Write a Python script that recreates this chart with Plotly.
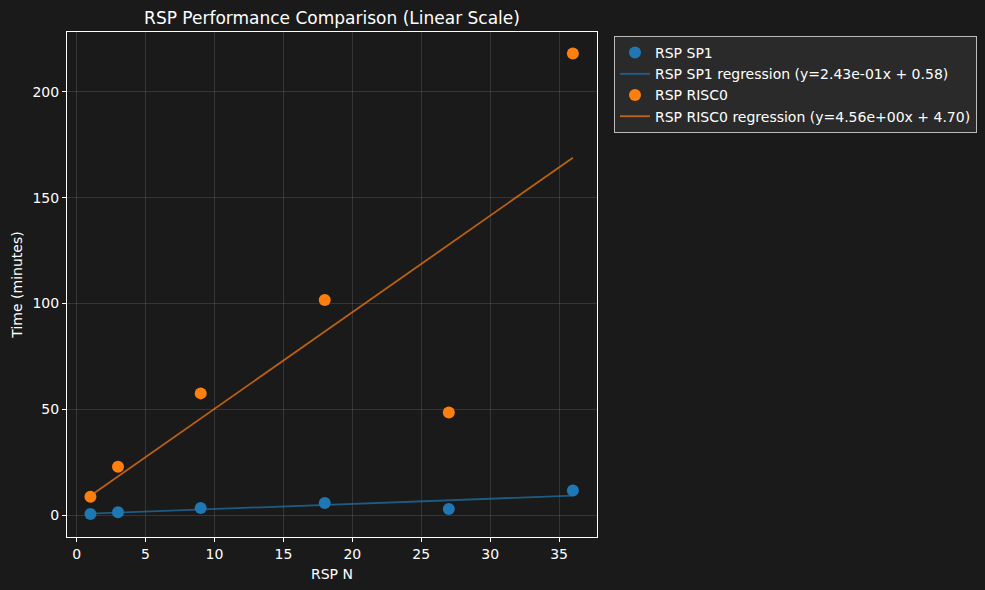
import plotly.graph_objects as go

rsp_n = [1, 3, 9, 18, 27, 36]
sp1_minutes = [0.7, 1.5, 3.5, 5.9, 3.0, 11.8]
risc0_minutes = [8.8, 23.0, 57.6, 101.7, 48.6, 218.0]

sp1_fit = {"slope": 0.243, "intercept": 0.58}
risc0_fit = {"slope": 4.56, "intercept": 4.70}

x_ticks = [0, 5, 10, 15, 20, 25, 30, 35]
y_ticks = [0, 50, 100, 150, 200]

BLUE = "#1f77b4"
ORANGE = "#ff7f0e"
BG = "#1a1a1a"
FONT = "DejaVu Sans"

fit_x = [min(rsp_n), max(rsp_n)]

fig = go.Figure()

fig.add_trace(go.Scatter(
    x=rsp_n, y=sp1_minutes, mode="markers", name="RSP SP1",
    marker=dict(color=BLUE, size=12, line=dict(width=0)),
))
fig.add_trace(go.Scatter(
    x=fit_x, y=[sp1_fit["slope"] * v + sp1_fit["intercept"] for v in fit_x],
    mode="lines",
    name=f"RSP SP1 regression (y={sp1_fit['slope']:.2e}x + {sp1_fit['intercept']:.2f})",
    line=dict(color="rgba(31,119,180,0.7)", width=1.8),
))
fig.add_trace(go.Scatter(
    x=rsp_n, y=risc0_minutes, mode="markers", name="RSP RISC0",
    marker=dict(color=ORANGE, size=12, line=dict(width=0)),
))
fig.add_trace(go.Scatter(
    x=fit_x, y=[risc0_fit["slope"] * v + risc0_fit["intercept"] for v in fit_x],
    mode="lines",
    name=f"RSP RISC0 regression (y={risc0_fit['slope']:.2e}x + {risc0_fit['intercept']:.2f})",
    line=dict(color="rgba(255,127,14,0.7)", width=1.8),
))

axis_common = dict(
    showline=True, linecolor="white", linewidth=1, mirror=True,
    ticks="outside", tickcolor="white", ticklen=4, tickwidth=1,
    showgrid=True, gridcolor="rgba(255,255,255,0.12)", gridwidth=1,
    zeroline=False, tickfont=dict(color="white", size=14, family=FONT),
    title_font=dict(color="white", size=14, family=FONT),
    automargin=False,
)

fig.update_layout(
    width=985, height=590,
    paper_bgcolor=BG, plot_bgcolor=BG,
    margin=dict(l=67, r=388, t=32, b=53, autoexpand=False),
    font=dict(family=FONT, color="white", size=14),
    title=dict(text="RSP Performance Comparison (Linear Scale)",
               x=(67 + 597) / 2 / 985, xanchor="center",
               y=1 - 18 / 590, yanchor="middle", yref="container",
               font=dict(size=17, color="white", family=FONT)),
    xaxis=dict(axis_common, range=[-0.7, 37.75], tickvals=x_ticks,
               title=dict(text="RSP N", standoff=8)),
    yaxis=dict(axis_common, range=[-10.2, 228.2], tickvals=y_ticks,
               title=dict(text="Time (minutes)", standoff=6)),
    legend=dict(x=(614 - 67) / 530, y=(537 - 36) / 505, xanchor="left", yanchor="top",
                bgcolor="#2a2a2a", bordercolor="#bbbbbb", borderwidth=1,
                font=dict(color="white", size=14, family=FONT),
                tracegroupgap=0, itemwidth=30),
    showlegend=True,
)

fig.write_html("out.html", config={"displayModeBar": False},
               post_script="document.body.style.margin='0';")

============

◆ **Your goal**: Output an exact copy of the material, with the pictures removed.

◆ **Complete answer**:
Write a Python script that recreates this chart with Plotly.
import plotly.graph_objects as go

rsp_n = [1, 3, 9, 18, 27, 36]
sp1_minutes = [0.7, 1.5, 3.5, 5.9, 3.0, 11.8]
risc0_minutes = [8.8, 23.0, 57.6, 101.7, 48.6, 218.0]

sp1_fit = {"slope": 0.243, "intercept": 0.58}
risc0_fit = {"slope": 4.56, "intercept": 4.70}

x_ticks = [0, 5, 10, 15, 20, 25, 30, 35]
y_ticks = [0, 50, 100, 150, 200]

BLUE = "#1f77b4"
ORANGE = "#ff7f0e"
BG = "#1a1a1a"
FONT = "DejaVu Sans"

fit_x = [min(rsp_n), max(rsp_n)]

fig = go.Figure()

fig.add_trace(go.Scatter(
    x=rsp_n, y=sp1_minutes, mode="markers", name="RSP SP1",
    marker=dict(color=BLUE, size=12, line=dict(width=0)),
))
fig.add_trace(go.Scatter(
    x=fit_x, y=[sp1_fit["slope"] * v + sp1_fit["intercept"] for v in fit_x],
    mode="lines",
    name=f"RSP SP1 regression (y={sp1_fit['slope']:.2e}x + {sp1_fit['intercept']:.2f})",
    line=dict(color="rgba(31,119,180,0.7)", width=1.8),
))
fig.add_trace(go.Scatter(
    x=rsp_n, y=risc0_minutes, mode="markers", name="RSP RISC0",
    marker=dict(color=ORANGE, size=12, line=dict(width=0)),
))
fig.add_trace(go.Scatter(
    x=fit_x, y=[risc0_fit["slope"] * v + risc0_fit["intercept"] for v in fit_x],
    mode="lines",
    name=f"RSP RISC0 regression (y={risc0_fit['slope']:.2e}x + {risc0_fit['intercept']:.2f})",
    line=dict(color="rgba(255,127,14,0.7)", width=1.8),
))

axis_common = dict(
    showline=True, linecolor="white", linewidth=1, mirror=True,
    ticks="outside", tickcolor="white", ticklen=4, tickwidth=1,
    showgrid=True, gridcolor="rgba(255,255,255,0.12)", gridwidth=1,
    zeroline=False, tickfont=dict(color="white", size=14, family=FONT),
    title_font=dict(color="white", size=14, family=FONT),
    automargin=False,
)

fig.update_layout(
    width=985, height=590,
    paper_bgcolor=BG, plot_bgcolor=BG,
    margin=dict(l=67, r=388, t=32, b=53, autoexpand=False),
    font=dict(family=FONT, color="white", size=14),
    title=dict(text="RSP Performance Comparison (Linear Scale)",
               x=(67 + 597) / 2 / 985, xanchor="center",
               y=1 - 18 / 590, yanchor="middle", yref="container",
               font=dict(size=17, color="white", family=FONT)),
    xaxis=dict(axis_common, range=[-0.7, 37.75], tickvals=x_ticks,
               title=dict(text="RSP N", standoff=8)),
    yaxis=dict(axis_common, range=[-10.2, 228.2], tickvals=y_ticks,
               title=dict(text="Time (minutes)", standoff=6)),
    legend=dict(x=(614 - 67) / 530, y=(537 - 36) / 505, xanchor="left", yanchor="top",
                bgcolor="#2a2a2a", bordercolor="#bbbbbb", borderwidth=1,
                font=dict(color="white", size=14, family=FONT),
                tracegroupgap=0, itemwidth=30),
    showlegend=True,
)

fig.write_html("out.html", config={"displayModeBar": False},
               post_script="document.body.style.margin='0';")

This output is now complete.